1) All the girls are in the kitchen and if a guy comes in, he gets shooed out. If you are ineffectual like me in the kitchen, you tend to be in limbo. Worse, your husband will turn to you and say ‘why are you standing’ and everyone will stare, making it obvious but unsaid that you are The Girl Who Cannot Cook.
2) The boys are inevitably forcing some of the girls ‘to drink’. If it turns out that it’s a girl like me who says ‘I’ll have a whiskey and water, please’, you are greeted with shock and awe. Which then makes me feel rather embarassed because me feel like I’m only drinking ‘the hard stuff’ in order to impress when actually I stopped doing that when I was 20 and I actually do like whiskey simply because it doesn’t give me a hangover.
3) Games are played. Whatever happened to just chatting? Sure, it’s fun to ocassionally have games at a party but everytime? To make things worse, this time it was Truth and Dare. Really, this is something we used to play when we were in school and it generally ended with some dramatic revelation such as someone kissing someone else’s boyfriend and then nobody would be talking to each other for two weeks. Because we are no longer schoolgirls at a sleepover, it tended towards dares of the equally childish variety such as ‘pretend to be a homosexual’ or ‘seduce someone else’s wife’ or ‘sing a song’. Thanfully, everyone got bored before my turn came.
4) Hindi is spoken and those who do not speak Hindi are giggled over and in this case requested to ‘sing a song in Hindi’ or asked if ‘they have ever heard this song before’.
5) A confluence of 3) and 4) occurs when the party degenerates into antakshari. People who actually dare to have a separate conversation while the others are singing are frowned at.
6) Someone generally gets pissed drunk and is bordering on hitting on someone else’s wife. Unlike at a gweilo party where the wife of the drunk guy is likely to throw a hissy fit and walk out with her husband sheepishly following, here both women – the wife and the object of generally unwanted attention – discreetly pretend this is not happening at all.

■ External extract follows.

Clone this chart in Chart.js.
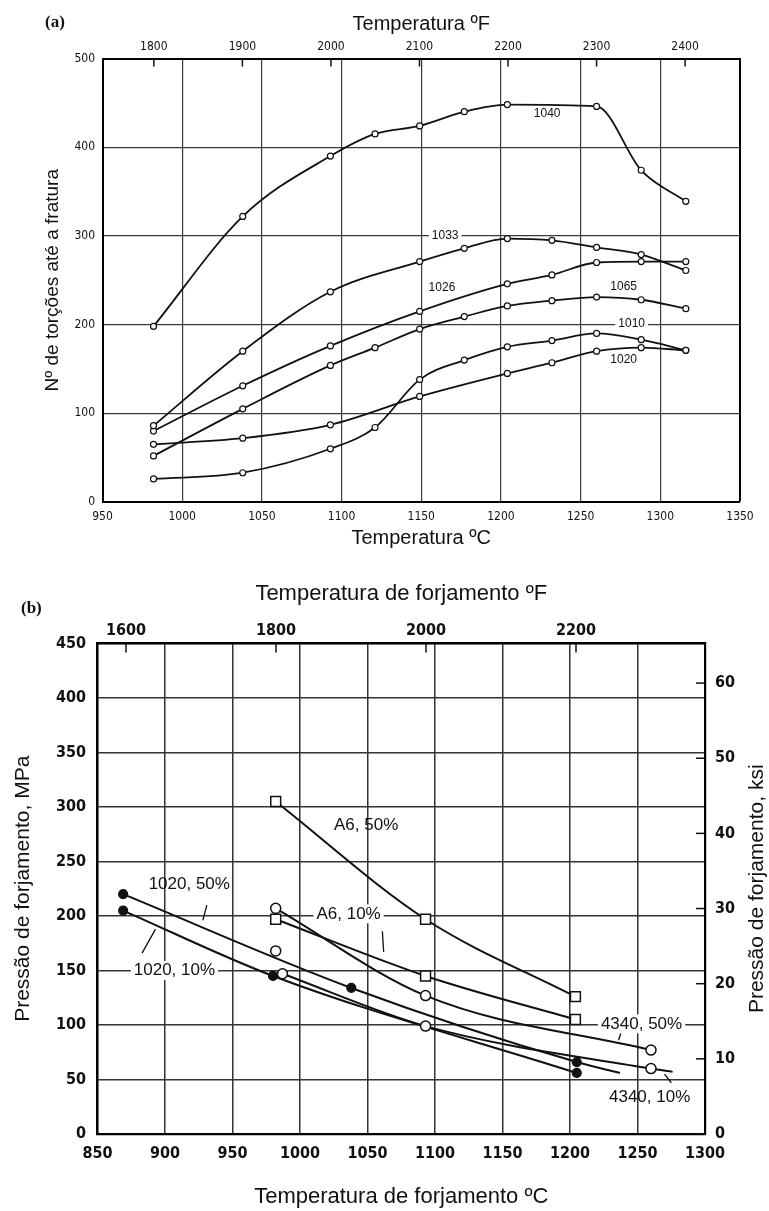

7) At some point a ‘serious issue’ will be discussed. But the discussion is so mediocre that I am disinclined to participate in it. Classic examples are the Ellen DeGeneres show and how she is *gasp* “a LESBIAN” *snigger* (homophobia is always making an appearance because suddenly upper middle class Indians are being forced to confront it), molestation of women on New Year’s eve and the Shiv Sena’s defence of it, the ‘bad message’ in Rang De Basanti.
8) Everyone says goodbye for 200 minutes.
The end.*
*I know, I know – I’m being a bit of a bitch. As advised by Curly, I should not attend these gatherings at all. Especially since I am very lazy about inviting people over myself and in the case of most of these people, do not like them enough to overcome my laziness. Despite everything though, it wasn’t a half-bad way to spend a Saturday evening.